(569fm) Use of Mass Transport Limitations for Selective Depolymerization of Thermoplastic Polyurethane

Polyurethane is the 6^th most used synthetic polymer with an annual global production of 26 MMT in 2022. Thermoplastic polyurethane (TPU), a class of polyurethanes that can be melted and reshaped, are segmented structures composed of hard and soft segments. The hard segments (HS) consist of diisocyanates and chain extenders (e.g. short-chain diols) which form highly stable crystalline structures, while the soft segments (SS) are amorphous structures comprised of a polyol. While chemical depolymerization of TPU for circular re-use is highly attractive, only recovery of the polyol has been demonstrated in the literature; depolymerization of TPU with recovery of all constituent components for truly circular reuse has been elusive to-date.
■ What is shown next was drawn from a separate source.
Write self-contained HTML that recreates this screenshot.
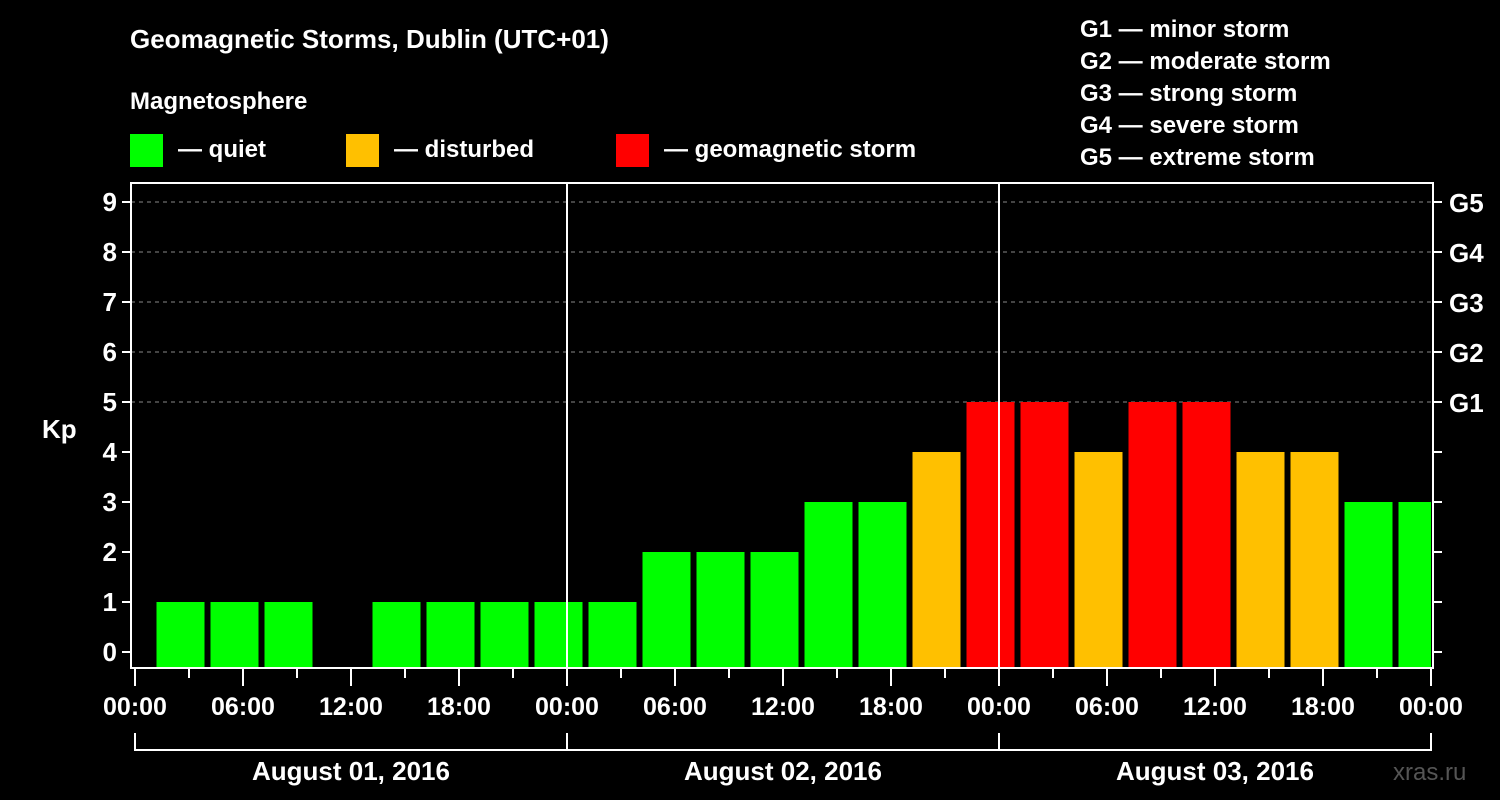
<!DOCTYPE html>
<html><head><meta charset="utf-8"><style>
body{margin:0;background:#000;width:1500px;height:800px;overflow:hidden}
svg{display:block;font-family:"Liberation Sans",sans-serif;font-weight:bold;fill:#fff}
</style></head><body>
<svg id="c" width="1500" height="800">
<text x="130" y="48" font-size="26">Geomagnetic Storms, Dublin (UTC+01)</text>
<text x="130" y="109" font-size="24">Magnetosphere</text>
<g><rect x="130" y="134" width="33" height="33" fill="#00ff00"/><text x="178" y="157" font-size="24">— quiet</text></g>
<g><rect x="346" y="134" width="33" height="33" fill="#ffc000"/><text x="394" y="157" font-size="24">— disturbed</text></g>
<g><rect x="616" y="134" width="33" height="33" fill="#ff0000"/><text x="664" y="157" font-size="24">— geomagnetic storm</text></g>
<g font-size="24">
<text x="1080" y="37">G1 — minor storm</text><text x="1080" y="69">G2 — moderate storm</text><text x="1080" y="101">G3 — strong storm</text><text x="1080" y="133">G4 — severe storm</text><text x="1080" y="165">G5 — extreme storm</text></g>
<text x="42" y="438" font-size="26">Kp</text>
<text x="1393" y="780" font-size="24" fill="#555" style="fill:#555;font-weight:normal">xras.ru</text>
<g id="grid"></g><g id="bars"></g><g id="axes"></g>
</svg>
<script>
const kpValues=[1,1,1,0,1,1,1,1,1,2,2,2,3,3,4,5,5,4,5,5,4,4,3,3];
const yTicks=[0,1,2,3,4,5,6,7,8,9];
const gLabels=["G1","G2","G3","G4","G5"];
const xLabels=["00:00","06:00","12:00","18:00","00:00","06:00","12:00","18:00","00:00","06:00","12:00","18:00","00:00"];
const dayLabels=["August 01, 2016","August 02, 2016","August 03, 2016"];
const NS="http://www.w3.org/2000/svg";
const X0=135,HOUR=18,Y0=652,UNIT=50,LEFT=131,RIGHT=1433,TOP=183,BOT=668,OFFSET=1;
const xs=h=>X0+h*HOUR, ys=v=>Y0-v*UNIT;
function mk(p,t,a){const e=document.createElementNS(NS,t);for(const k in a)e.setAttribute(k,a[k]);p.appendChild(e);return e;}
const grid=document.getElementById('grid'),bars=document.getElementById('bars'),axes=document.getElementById('axes');
yTicks.forEach(v=>{if(v>=5){const l=mk(grid,'line',{x1:LEFT,x2:RIGHT,y1:ys(v),y2:ys(v),stroke:'#888','stroke-dasharray':'4,4'});

}});
kpValues.forEach((v,i)=>{if(v<=0)return;const x=xs(OFFSET+i*3)+3.5;const w=Math.min(48,RIGHT-2-x);
const col=v>=5?'#ff0000':v>=4?'#ffc000':'#00ff00';
const r=mk(bars,'rect',{x:x,y:ys(v),width:w,height:BOT-ys(v),fill:col});

});
[1,2].forEach(d=>{const l=mk(axes,'line',{x1:xs(d*24),x2:xs(d*24),y1:TOP,y2:BOT,stroke:'#fff','stroke-width':2});

});
const fr=mk(axes,'rect',{x:LEFT,y:TOP,width:RIGHT-LEFT,height:BOT-TOP,fill:'none',stroke:'#fff','stroke-width':2});


yTicks.forEach(v=>{mk(axes,'line',{x1:LEFT-9,x2:LEFT,y1:ys(v),y2:ys(v),stroke:'#fff','stroke-width':2});
mk(axes,'line',{x1:RIGHT,x2:RIGHT+9,y1:ys(v),y2:ys(v),stroke:'#fff','stroke-width':2});
const t=mk(axes,'text',{x:LEFT-14,y:ys(v)+9,'font-size':26,'text-anchor':'end'});t.textContent=v;

});
gLabels.forEach((g,i)=>{const t=mk(axes,'text',{x:1449,y:ys(5+i)+10,'font-size':26});t.textContent=g;

});
for(let h=0;h<=72;h+=3){mk(axes,'line',{x1:xs(h),x2:xs(h),y1:BOT,y2:BOT+(h%6?10:18),stroke:'#fff','stroke-width':2});}
xLabels.forEach((s,i)=>{const t=mk(axes,'text',{x:xs(i*6),y:715,'font-size':25,'text-anchor':'middle'});t.textContent=s;

});
mk(axes,'polyline',{points:`${xs(0)},733 ${xs(0)},750 ${xs(72)},750 ${xs(72)},733`,fill:'none',stroke:'#fff','stroke-width':2});
[24,48].forEach(h=>mk(axes,'line',{x1:xs(h),x2:xs(h),y1:733,y2:750,stroke:'#fff','stroke-width':2}));
dayLabels.forEach((s,i)=>{const t=mk(axes,'text',{x:xs(i*24+12),y:780,'font-size':26,'text-anchor':'middle'});t.textContent=s;

});
</script>
</body></html>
We are proposing the targeted depolymerization of TPU at the linkage between HS and SS in order to separate and recover both hard and soft segments based on their different physical properties for repolymerization in a subsequent processing step. This poses a chemical selectivity challenge as the bonds between the chain extender and isocyanate within the HS, and the bond between the polyol and isocyanate at the HS-SS linkage are chemically identical. We therefore explored a novel approach which utilizes – usually undesired - mass transport limitations that arise due to the crystallinity of the HS to induce selectivity in the depolymerization reaction. We synthesized model SS, HS, and TPU and performed a thorough solvent screening to identify a solvent that can further enhance selective depolymerization by selectively penetrating the SS. Using this solvent, depolymerization experiments were conducted using an iron acetylacetonate catalyst and benzyl alcohol as capping agent and monitored via H-NMR and GPC. Our results indicate successful depolymerization of SS and TPU, while no reaction was observed for the HS, supporting the basic hypothesis of the approach.